Arsenal's Premier League Triumph: A Journey Reimagined
The Premier League trophy sat in the boardroom at the Sobha Realty Training Centre like a guest of honour, polished, immovable, and quietly symbolic of a journey that has reshaped a club.
Around it, voices did what silverware cannot: they told the story.
In a landmark edition of The Dispatch, Josh James and Nicole Holliday sat down with manager Mikel Arteta, co-chair Josh Kroenke and CEO Rich Garlick to unpick what it truly meant for Arsenal to climb back to the summit of English football – and what comes next.
Arteta and the weight of the moment
Arteta spoke candidly about the instant that will define his career for years to come: lifting the Premier League trophy and watching his players, staff and club employees fold into that shared eruption of joy.
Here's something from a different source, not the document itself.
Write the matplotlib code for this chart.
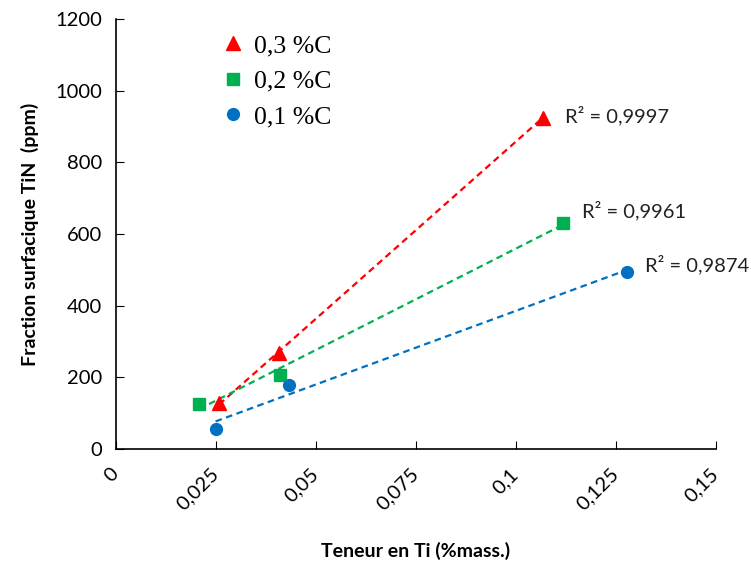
import numpy as np
import matplotlib
matplotlib.use("Agg")
import matplotlib.pyplot as plt

# Data
series_labels = ["0,3 %C", "0,2 %C", "0,1 %C"]
ti_03 = [0.0258, 0.0408, 0.1067]
tin_03 = [129, 267, 925]
ti_02 = [0.0208, 0.0410, 0.1118]
tin_02 = [126, 207, 630]
ti_01 = [0.0249, 0.0432, 0.1278]
tin_01 = [55, 179, 495]
r2_labels = ["R² = 0,9997", "R² = 0,9961", "R² = 0,9874"]
x_ticks = [0, 0.025, 0.05, 0.075, 0.1, 0.125, 0.15]
x_ticklabels = ["0", "0,025", "0,05", "0,075", "0,1", "0,125", "0,15"]
y_ticks = [0, 200, 400, 600, 800, 1000, 1200]

colors = ["#FF0000", "#00B050", "#0070C0"]
markers = ["^", "s", "o"]
msizes = [9.5, 8.5, 8.5]

fig = plt.figure(figsize=(7.51, 5.61), dpi=100)
ax = fig.add_axes([0.1545, 0.1996, 0.7985, 0.7665])

xs = [ti_03, ti_02, ti_01]
ys = [tin_03, tin_02, tin_01]
label_offsets = [(16, 1.5), (14, 9.5), (13, 5)]

handles = []
for x, y, c, m, ms, lab, r2, off in zip(xs, ys, colors, markers, msizes,
                                        series_labels, r2_labels, label_offsets):
    x = np.array(x); y = np.array(y)
    h, = ax.plot(x, y, linestyle="none", marker=m, color=c, markersize=ms,
                 label=lab, zorder=3)
    handles.append(h)
    k, b = np.polyfit(x, y, 1)
    xf = np.array([x.min(), x.max()])
    ax.plot(xf, k * xf + b, linestyle=(0, (3, 2)), color=c, linewidth=1.6, zorder=2)
    ax.annotate(r2, xy=(x.max(), y.max()), xytext=off, textcoords="offset points",
                fontsize=14.5, family="Lato", color="#222222", va="center", ha="left")

ax.set_xlim(0, 0.15)
ax.set_ylim(0, 1200)
ax.set_xticks(x_ticks)
ax.set_xticklabels(x_ticklabels, rotation=45, ha="right", va="center",
                   rotation_mode="anchor", family="Lato", fontsize=14.5)
ax.set_yticks(y_ticks)
ax.set_yticklabels([str(v) for v in y_ticks], family="Lato", fontsize=14.5)
ax.tick_params(axis="x", direction="in", length=6, pad=16, colors="black")
ax.tick_params(axis="y", direction="in", length=6, pad=10, colors="black")
for s in ["top", "right"]:
    ax.spines[s].set_visible(False)
for s in ["left", "bottom"]:
    ax.spines[s].set_linewidth(1.2)
    ax.spines[s].set_color("black")

ax.set_xlabel("Teneur en Ti (%mass.)", family="Lato", fontweight="bold",
              fontsize=14, labelpad=20)
ax.set_ylabel("Fraction surfacique TiN  (ppm)", family="Lato", fontweight="bold",
              fontsize=14, labelpad=12)

leg = ax.legend(handles=handles, loc="upper left", bbox_to_anchor=(0.135, 1.018),
                frameon=False, prop={"family": "Liberation Serif", "size": 18.5},
                handletextpad=0.32, labelspacing=0.48, handlelength=1.0)

fig.savefig("out.png", dpi=100)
The manager has been careful, almost obsessive, about talking in terms of process and progression over the years. This was different. He described the emotion of seeing his squad experience that moment together, of realising that the reality of the title win had outstripped anything he had allowed himself to picture.
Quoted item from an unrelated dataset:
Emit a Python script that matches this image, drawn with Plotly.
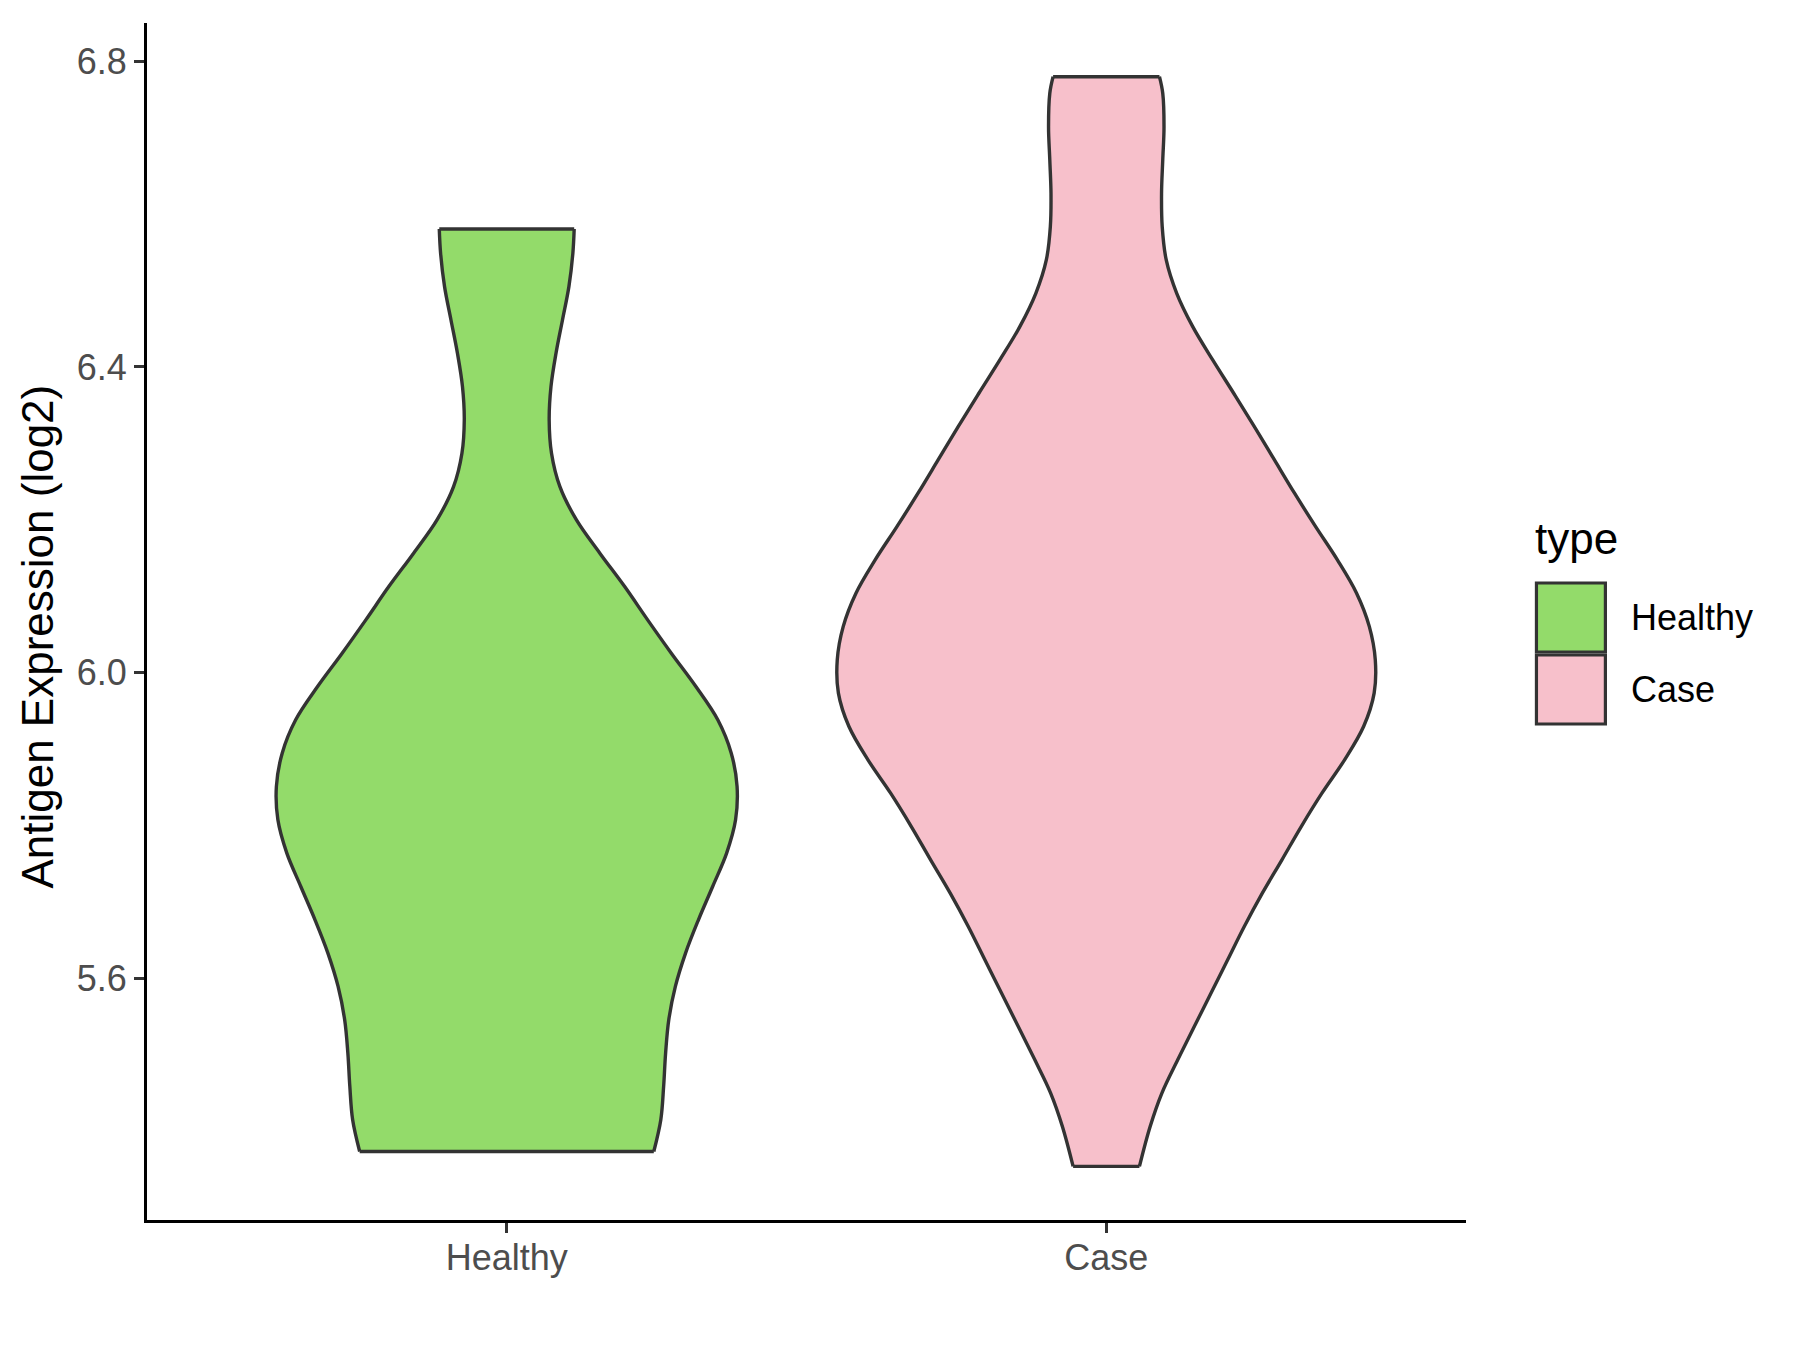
import plotly.graph_objects as go

# ---- data ----
categories = ["Healthy", "Case"]
fill_colors = ["#93DB6A", "#F7C0CB"]

# expression level (log2) and violin half-width (in category units), top to bottom
healthy_y = [6.5804, 6.5486, 6.505, 6.4614, 6.4179, 6.3742, 6.3307, 6.2872, 6.2435, 6.20,
             6.1565, 6.1128, 6.0693, 6.0257, 5.9821, 5.9386, 5.8950, 5.8514, 5.8078, 5.7643,
             5.7207, 5.6771, 5.6336, 5.5900, 5.5464, 5.5029, 5.4592, 5.4157, 5.3742]
healthy_hw = [0.1125, 0.1103, 0.1037, 0.0930, 0.0822, 0.0738, 0.0708, 0.0747, 0.0887, 0.1163,
              0.1553, 0.1967, 0.2350, 0.2745, 0.3155, 0.3520, 0.3745, 0.3842, 0.3817, 0.3668,
              0.3435, 0.3198, 0.2983, 0.2813, 0.2703, 0.2650, 0.2617, 0.2570, 0.2453]

case_y = [6.7795, 6.7578, 6.7141, 6.6706, 6.627, 6.5834, 6.5399, 6.4963, 6.4527, 6.4092,
          6.3656, 6.3220, 6.2784, 6.2349, 6.1912, 6.1477, 6.1042, 6.0605, 6.0170, 5.9735,
          5.9298, 5.8863, 5.8427, 5.7991, 5.7556, 5.7120, 5.6684, 5.6248, 5.5813, 5.5376,
          5.4941, 5.4506, 5.4069, 5.3547]
case_hw = [0.0887, 0.0942, 0.0963, 0.0942, 0.0922, 0.0933, 0.1000, 0.1175, 0.1442, 0.1775,
           0.2125, 0.2470, 0.2805, 0.3140, 0.3492, 0.3855, 0.4175, 0.4388, 0.4487, 0.4468,
           0.4292, 0.3975, 0.3597, 0.3252, 0.2930, 0.2603, 0.2302, 0.2025, 0.1748, 0.1468,
           0.1192, 0.0928, 0.0732, 0.0553]

y_ticks = [5.6, 6.0, 6.4, 6.8]
y_tick_labels = ["5.6", "6.0", "6.4", "6.8"]

profiles = [(healthy_y, healthy_hw), (case_y, case_hw)]

OUTLINE = "#333333"
LW = 3.4
FONT = "Liberation Sans, Arial, sans-serif"

fig = go.Figure()

for i, (name, (ys, hws)) in enumerate(zip(categories, profiles)):
    c = i + 1
    left = [c - h for h in hws]
    right = [c + h for h in hws]
    fig.add_trace(go.Scatter(x=left, y=ys, mode="lines",
                             line=dict(color=OUTLINE, width=LW, shape="spline", smoothing=1.0),
                             showlegend=False, hoverinfo="skip"))
    fig.add_trace(go.Scatter(x=right, y=ys, mode="lines",
                             line=dict(color=OUTLINE, width=LW, shape="spline", smoothing=1.0),
                             fill="tonextx", fillcolor=fill_colors[i], showlegend=False, name=name))
    # flat caps at the ends
    fig.add_trace(go.Scatter(x=[left[0], right[0]], y=[ys[0], ys[0]], mode="lines",
                             line=dict(color=OUTLINE, width=LW), showlegend=False, hoverinfo="skip"))
    fig.add_trace(go.Scatter(x=[left[-1], right[-1]], y=[ys[-1], ys[-1]], mode="lines",
                             line=dict(color=OUTLINE, width=LW), showlegend=False, hoverinfo="skip"))

# page offset (default body margin) compensation
OFF = 8
L, T = 146.5, 23          # plot area in screenshot px
PW, PH = 1320, 1197
W, H = 1800, 1350
ml, mt = L - OFF, T - OFF
mr, mb = W - ml - PW, H - mt - PH


def px(X):
    return (X - L) / PW


def py(Y):
    return (T + PH - Y) / PH


shapes = []
annotations = []
# manual legend
key_boxes = [(583, 652), (655, 724)]
for i, name in enumerate(categories):
    y0, y1 = key_boxes[i]
    shapes.append(dict(type="rect", xref="paper", yref="paper", x0=px(1537), x1=px(1606),
                       y0=py(y1), y1=py(y0), fillcolor=fill_colors[i],
                       line=dict(color=OUTLINE, width=3.2)))
    annotations.append(dict(xref="paper", yref="paper", x=px(1630), y=py((y0 + y1) / 2),
                            text=name, showarrow=False, xanchor="left", yanchor="middle",
                            font=dict(family=FONT, size=36, color="black")))
annotations.append(dict(xref="paper", yref="paper", x=px(1534), y=py(538), text="type",
                        showarrow=False, xanchor="left", yanchor="middle",
                        font=dict(family=FONT, size=44, color="black")))
# y axis title
annotations.append(dict(xref="paper", yref="paper", x=px(36), y=py(637),
                        text="Antigen Expression (log2)", textangle=-90, showarrow=False,
                        xanchor="center", yanchor="middle",
                        font=dict(family=FONT, size=44, color="black")))

fig.update_layout(
    width=W, height=H,
    margin=dict(l=ml, r=mr, t=mt, b=mb, autoexpand=False),
    paper_bgcolor="white", plot_bgcolor="white",
    showlegend=False,
    shapes=shapes, annotations=annotations,
    font=dict(family=FONT),
)
fig.update_xaxes(range=[0.4, 2.6], tickvals=[1, 2], ticktext=categories,
                 showgrid=False, zeroline=False, showline=True, linecolor="black", linewidth=2.8,
                 ticks="outside", ticklen=10, tickwidth=2.6, tickcolor=OUTLINE,
                 ticklabelstandoff=-6,
                 tickfont=dict(family=FONT, size=36, color="#4D4D4D"))
fig.update_yaxes(range=[5.2846, 6.8497], tickvals=y_ticks, ticktext=y_tick_labels,
                 showgrid=False, zeroline=False, showline=True, linecolor="black", linewidth=2.8,
                 ticks="outside", ticklen=10, tickwidth=2.6, tickcolor=OUTLINE,
                 tickfont=dict(family=FONT, size=36, color="#4D4D4D"))

fig.write_html("out.html")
He also revealed who received his first call when the title was finally confirmed. That conversation, he explained, carried the full weight of the journey – pride, relief, and a deep sense of connection to the people who had carried him and the club through the hardest stretches. One call, but years in the making.
And there was room for something lighter. The dressing room celebrations spilled into the episode too, with Arteta finally giving up an answer that teammates had been debating among themselves: which player owned the dancefloor at the title party. The detail stayed playful, but it underlined a point – this is a group that knows how to suffer together and celebrate together.
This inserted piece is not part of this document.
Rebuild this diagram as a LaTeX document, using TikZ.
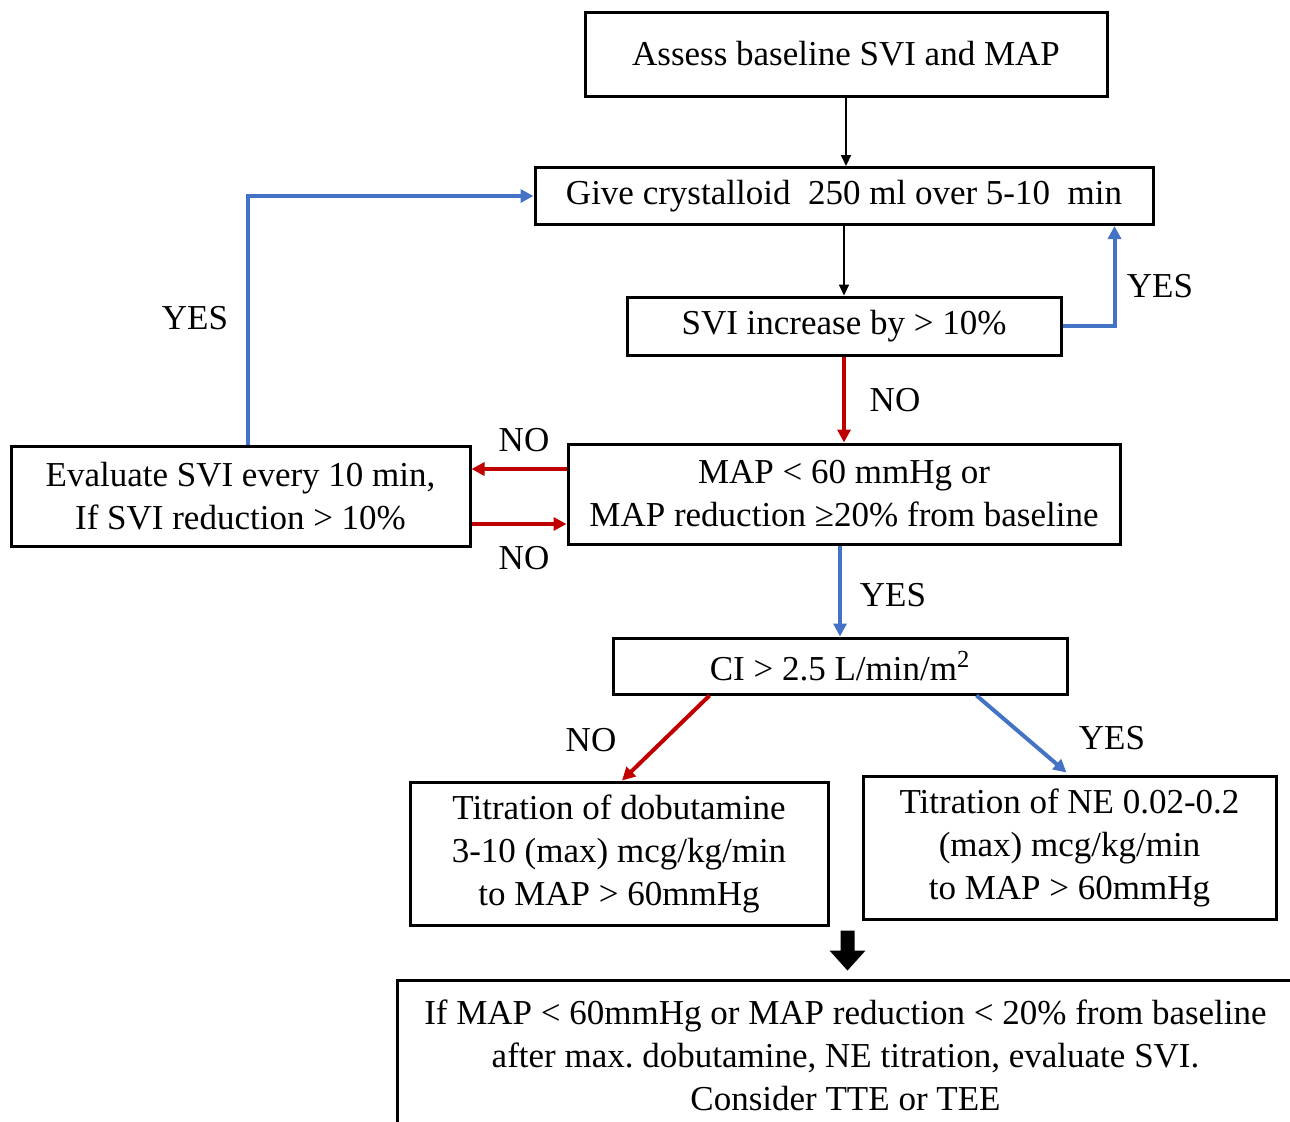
\documentclass[tikz,border=0pt]{standalone}
\usepackage{fontspec}
\setmainfont{Liberation Serif}
\usepackage{tikz}
\usetikzlibrary{arrows.meta, positioning, calc}
\definecolor{flowred}{RGB}{192,0,0}
\definecolor{flowblue}{RGB}{68,114,196}
\frenchspacing

\begin{document}
\begin{tikzpicture}[
      x=0.5pt, y=-0.5pt,
      box/.style={draw, line width=1.5pt, align=center, inner sep=0pt, font=\fontsize{17.5}{21.5}\selectfont},
      lbl/.style={font=\fontsize{17.5}{21.5}\selectfont},
      blk/.style={draw=black, line width=1pt, -{Triangle[length=5.5pt, width=5pt]}},
      nogo/.style={draw=flowred, line width=2pt, -{Triangle[length=6.5pt, width=6.5pt]}},
      yesgo/.style={draw=flowblue, line width=2pt, -{Triangle[length=6.5pt, width=6.5pt]}}
    ]
      \useasboundingbox (0,0) rectangle (1290,1121);
      \clip (0,0) rectangle (1290,1121);

      \node[box, minimum width=261pt, minimum height=42pt] (assess) at (846,54) {Assess baseline SVI and MAP};
      \node[box, minimum width=309pt, minimum height=28.5pt] (give) at (844,196) {Give crystalloid\ \ 250 ml over 5-10\ \ min};
      \node[box, minimum width=217pt, minimum height=29pt] (svi) at (844,326) {SVI increase by > 10\%};
      \node[box, minimum width=276pt, minimum height=50pt] (map) at (844,494) {MAP < 60 mmHg or\\MAP reduction ≥20\% from baseline};
      \node[box, minimum width=229.5pt, minimum height=50pt] (eval) at (240.5,496) {Evaluate SVI every 10 min,\\If SVI reduction > 10\%};
      \node[box, minimum width=227pt, minimum height=28pt] (ci) at (840,666) {CI > 2.5 L/min/m\textsuperscript{2}};
      \node[box, minimum width=209pt, minimum height=71.5pt] (dobu) at (619,853.5) {Titration of dobutamine\\3-10 (max) mcg/kg/min\\to MAP > 60mmHg};
      \node[box, minimum width=206.5pt, minimum height=71.5pt] (ne) at (1069.5,847.5) {Titration of NE 0.02-0.2\\(max) mcg/kg/min\\to MAP > 60mmHg};
      \node[box, minimum width=448.5pt, minimum height=75pt] (final) at (845.5,1055) {If MAP < 60mmHg or MAP reduction < 20\% from baseline\\after max. dobutamine, NE titration, evaluate SVI.\\Consider TTE or TEE};

      % connectors
      \draw[blk] (assess.south) -- (assess.south |- give.north);
      \draw[blk] (give.south |- svi.north) ++(0,-73) -- (svi.north);
      \draw[yesgo] (svi.east) -| ($(give.south east)+(-40,0)$);
      \draw[nogo] (svi.south) -- (map.north);
      \draw[yesgo] ($(eval.north)+(7.5,0)$) |- (give.west);
      \draw[nogo] ($(map.west)+(0,-25)$) -- ($(eval.east)+(0,-27)$);
      \draw[nogo] ($(eval.east)+(0,28)$) -- ($(map.west)+(0,30)$);
      \draw[yesgo] (map.south -| ci.north) -- (ci.north);
      \draw[nogo] ($(ci.south west)+(98,0)$) -- ($(dobu.north)+(3,0)$);
      \draw[yesgo] ($(ci.south east)+(-92,0)$) -- ($(ne.north)+(-3,-2)$);

      % block arrow down to the last box
      \fill ($(final.north)+(-5,-48)$) -- ++(14,0) -- ++(0,20) -- ++(11,0) -- ++(-18,20) -- ++(-18,-20) -- ++(11,0) -- cycle;

      \node[lbl] (yes1) at (1160,286) {YES};
      \node[lbl] (no1) at (895,400) {NO};
      \node[lbl] (yes2) at (195,318) {YES};
      \node[lbl] (no2) at (524,440) {NO};
      \node[lbl] (no3) at (524,558) {NO};
      \node[lbl] (yes3) at (893,595) {YES};
      \node[lbl] (no4) at (591,740) {NO};
      \node[lbl] (yes4) at (1112,738) {YES};
    \end{tikzpicture}
\end{document}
From Hale End to Highbury House
If Arteta brought the emotion of the touchline, Kroenke and Garlick supplied the wider lens.
They spoke about the long arc that led to this season’s breakthrough: the investment of time and trust, the patience during leaner years, and the sense that this title belongs as much to the unseen workers at Hale End and Highbury House as it does to the men who lifted the trophy under the floodlights.
Both stressed how important it was that families were woven into the celebrations. This wasn’t just a corporate victory lap. It was a night where parents, partners, children and lifelong staffers stood on the same stage as the players, sharing in a moment that had demanded sacrifice from all of them.
For supporters scattered across the world, the message was clear: this wasn’t a finish line, it was a landmark on a longer road. The title has reconnected the club’s different homes – the academy at Hale End, the administrative heart at Highbury House, and the global fanbase – around a shared belief that Arsenal are back where they intend to stay.
One trophy won, another in sight
The conversation didn’t linger in nostalgia for long. With one historic target secured, attention snapped quickly to mentality and momentum.
Arteta, Kroenke and Garlick all circled around the same theme: this group refuses to stand still. The players’ hunger has not eased with the lifting of the trophy; if anything, it has hardened. Training standards, they suggested, have remained ferociously high, driven by a squad that sees this title as a starting point rather than a pinnacle.
That mindset will be tested on the biggest stage of all. Arsenal now turn towards the Champions League final in Budapest, carrying both the confidence of champions and the burden that comes with it. The panel explored how this squad has built a collective mentality strong enough to chase another piece of history in a different arena.
This episode of The Dispatch didn’t just bottle the euphoria of a long-awaited title. It captured something more important for Arsenal’s future: a club that has finally reached the top again, and a group of people determined to make sure this is not the last time the trophy watches over them from the boardroom.